Last exit fascism.

Mark Wright AIA mwaia at yahoo.com
Fri Aug 4 13:16:57 CDT 2000


Howdy
--- Michel Ryckx <michel.ryckx at freebel.net> wrote:
> You're right.  But so is Otto. Dialectics!

Of course we're right! Far Right!    :)  (:

> 3. Lenin published a book on imperialism as 'the highest state of
> capitalism'  at the turn of the 20th century, thus describing a
> system of
> trade/exploitation of/with, what is now called under-developed
> countries.
> At the same time the Austro-Marxists were 'developing' a mathematical
> model
> of these contradictions.  It did not work.

So Otto isn't referring to Old Charlie Marx so directly as he might be
Lenin. It appears that L's definition of "imperialism" would not be
applicable to any empire prior to the British empire, if it is tied to
capitalism per se.  (Marx's reference would have been to Britain, a
capitalist monarchy and empire, as opposed to the Hapsburg or Tsarist
monarchys which remained more feudal in character...)  Or did he mean
that any advanced capitalist economy must somehow come to emulate the
behavior of Alexander the Great, Caesar, or Darius?  Do we capitalists
inevitably go marching off to invade and occupy and annex our
neighbors?  A case could be made that the Soviet and Maoist socialists
did at least as poorly by their neighbors as the US has... 


> 6. Otto is also right: bear in mind that wealth is to be seen,
> economically, as relative and not absolute.  And the differences
> between
> rich and poor are growing.  Perhaps in your country more clearly, but
> it
> happens in every capitalist country, though perhaps not that
> outspoken.

But Otto was referring to the middle class, which he characterized as
sinking into poverty.  You are referring to the great distance between
our entrenched all-too-wealthy "overclass" and *everybody* else.  The
nature of work in US and EU is shifting from physical labor and the
extraction of raw materials from nature to something else.  The
undereducated have much less to bring to the table than they once did. 
Though I'm no economist, I think of it this way--  The assets of the
rich are largely in forms of property from which income can be
extracted independently of direct personal labor.  The asset of a
"laborer" is time, and this asset can only be developed one day after
another with surpluses accumulated only slowly.  This is one reason why
"consumer credit" can be an evil; it converts a "laborer's" principal
asset (time) into a desperate liability in exchange for enabling an
unsupportable level of current consumption.  Perhaps a useful
definition of "middle class" be based on the balance achieved between a
capacity to accumulate a surplus based on time-bound labor (physical or
intellectual) and the mortgaging of future surplus for present
consumption.  Or something like that... (??) 

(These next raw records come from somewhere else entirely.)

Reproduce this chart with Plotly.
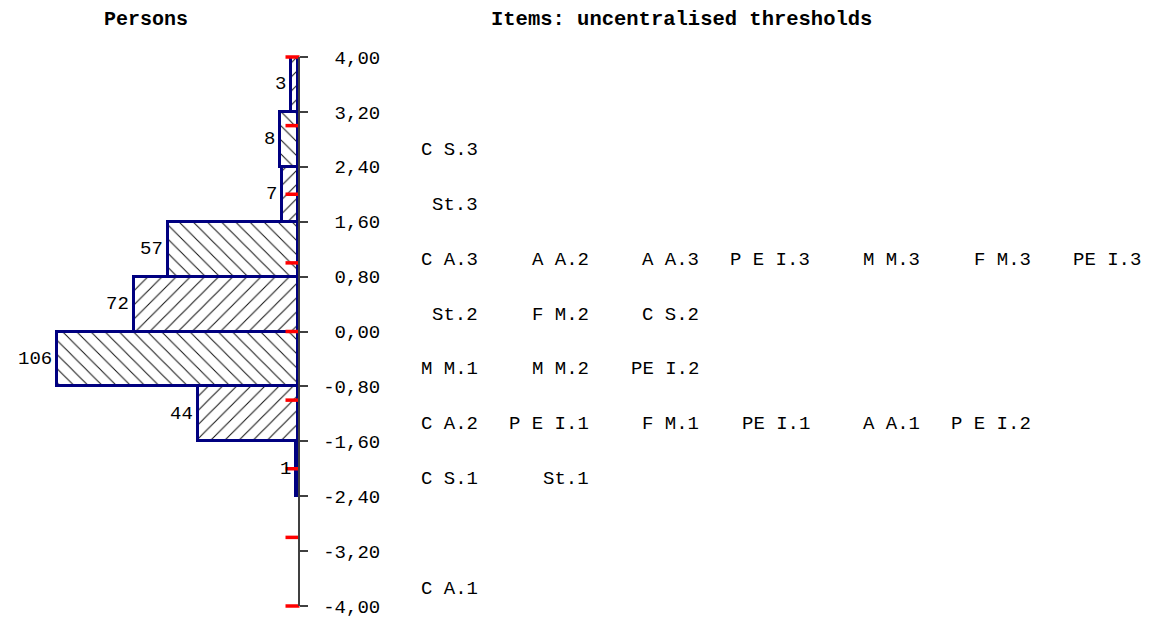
import plotly.graph_objects as go

# ---------------- data ----------------
bin_lower = [3.2, 2.4, 1.6, 0.8, 0.0, -0.8, -1.6, -2.4]
bin_upper = [4.0, 3.2, 2.4, 1.6, 0.8, 0.0, -0.8, -1.6]
person_counts = [3, 8, 7, 57, 72, 106, 44, 1]

tick_values = [4.0, 3.2, 2.4, 1.6, 0.8, 0.0, -0.8, -1.6, -2.4, -3.2, -4.0]
unit_marks = [4, 3, 2, 1, 0, -1, -2, -3, -4]

# item thresholds, grouped by the bin (upper, lower) they fall in
item_rows_lower = [2.4, 1.6, 0.8, 0.0, -0.8, -1.6, -2.4, -4.0]
item_rows_upper = [3.2, 2.4, 1.6, 0.8, 0.0, -0.8, -1.6, -3.2]
item_rows_labels = [
    ["C S.3"],
    ["St.3"],
    ["C A.3", "A A.2", "A A.3", "P E I.3", "M M.3", "F M.3", "PE I.3"],
    ["St.2", "F M.2", "C S.2"],
    ["M M.1", "M M.2", "PE I.2"],
    ["C A.2", "P E I.1", "F M.1", "PE I.1", "A A.1", "P E I.2"],
    ["C S.1", "St.1"],
    ["C A.1"],
]

title_left = "Persons"
title_right = "Items: uncentralised thresholds"

# ---------------- layout constants ----------------
W, H = 1152, 621
M_T, M_B = 57, 15
AXIS_PX = 298          # pixel x of the vertical axis
PX_PER_COUNT = 2.2736
COL0_PX = 480          # right edge of the first label column
COL_STEP = 110.5
FONT = "Liberation Mono"
FS = 19
NAVY = "#000080"
NBSP = "\u00a0"

bin_centers = [(a + b) / 2 for a, b in zip(bin_lower, bin_upper)]
bin_widths = [b - a for a, b in zip(bin_lower, bin_upper)]
hatch = ["/" if i % 2 == 0 else "\\" for i in range(len(person_counts))]

fig = go.Figure()
fig.add_trace(go.Bar(
    y=bin_centers, x=person_counts, width=bin_widths, orientation="h",
    marker=dict(color="white", line=dict(color=NAVY, width=3),
                pattern=dict(shape=hatch, fgcolor="#111111", bgcolor="white",
                             fgopacity=1, size=10, solidity=0.1)),
    hoverinfo="skip", showlegend=False, cliponaxis=False,
))
# red unit marks just left of the axis
fig.add_trace(go.Scatter(
    y=unit_marks, x=[5.5 / PX_PER_COUNT] * len(unit_marks), mode="markers",
    marker=dict(symbol="line-ew", size=10, line=dict(color="red", width=3.5)),
    hoverinfo="skip", showlegend=False, cliponaxis=False,
))

plot_h = H - M_T - M_B


def paper_y(px):
    return (H - M_B - px) / plot_h


annotations = []
# count labels
for yc, n in zip(bin_centers, person_counts):
    annotations.append(dict(x=n, y=yc, xref="x", yref="y", text=str(n),
                            showarrow=False, xanchor="right", yanchor="middle",
                            xshift=-3, font=dict(family=FONT, size=FS, color="black")))
# item labels
for lo, up, labels in zip(item_rows_lower, item_rows_upper, item_rows_labels):
    yc = (lo + up) / 2
    for c, lab in enumerate(labels):
        annotations.append(dict(x=(COL0_PX + COL_STEP * c) / W, y=yc,
                                xref="paper", yref="y", text=lab,
                                showarrow=False, xanchor="right", yanchor="middle",
                                yshift=-10.5, font=dict(family=FONT, size=FS, color="black")))
# titles
annotations.append(dict(x=146 / W, y=paper_y(19), xref="paper", yref="paper",
                        yanchor="middle", xanchor="center", showarrow=False,
                        text="<b>%s</b>" % title_left,
                        font=dict(family=FONT, size=20, color="black")))
annotations.append(dict(x=681 / W, y=paper_y(19), xref="paper", yref="paper",
                        yanchor="middle", xanchor="center", showarrow=False,
                        text="<b>%s</b>" % title_right,
                        font=dict(family=FONT, size=20.5, color="black")))

tick_text = [("%.2f" % v).replace(".", ",") for v in tick_values]
tick_text = [NBSP + (t if t.startswith("-") else NBSP + t) for t in tick_text]

fig.update_layout(
    width=W, height=H,
    margin=dict(l=0, r=0, t=M_T, b=M_B, pad=0),
    paper_bgcolor="white", plot_bgcolor="white",
    bargap=0,
    xaxis=dict(domain=[0, AXIS_PX / W], range=[AXIS_PX / PX_PER_COUNT, 0],
               showgrid=False, zeroline=False, showticklabels=False,
               showline=False, ticks="", fixedrange=True),
    yaxis=dict(range=[-4, 4], side="right", anchor="x",
               tickvals=tick_values, ticktext=tick_text,
               ticks="outside", ticklen=8, tickwidth=1.5, tickcolor="#404040",
               showline=True, linecolor="#404040", linewidth=2,
               showgrid=False, zeroline=False,
               tickfont=dict(family=FONT, size=FS, color="black"),
               fixedrange=True),
    annotations=annotations,
)

fig.write_html("out.html")
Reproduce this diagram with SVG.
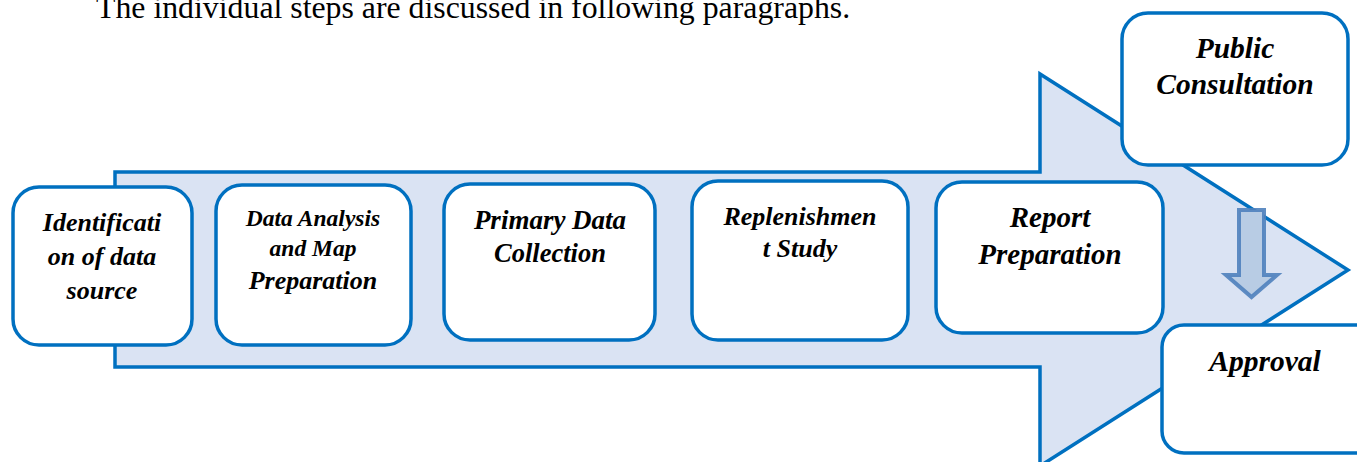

> The catastrophic inflation of Germany was over long before Hitler
> gained
> power.  But the poverty of labourers remained.  It is an illustration
> of
> the strength of Nazi propaganda that many people still think Hitler
> brought
> wealth.  The wages in 1939 were not yet on the 1929 level.

This isn't what I mean't.  The post-war collapse fertilized the
anti-semitism which had long been a feature of european politics. (And,
yes, US politics too... ) The Nazi's used anti-semitism as others had
before them.

> 7. The low price of energy in the USA is considered by some
> economists as
> the main weapon against poverty.  From the moment on America pays the
> real
> price for its energy, it will have serious problems.

You bet we will. And it won't be long now...  
But in the mean time, how 'bout those balloons? Anybody catch George W
on the tube last night?  Jim Lehrer says the 'Publicans do balloons
better than anybody...  Couldn't see Chris anywhere.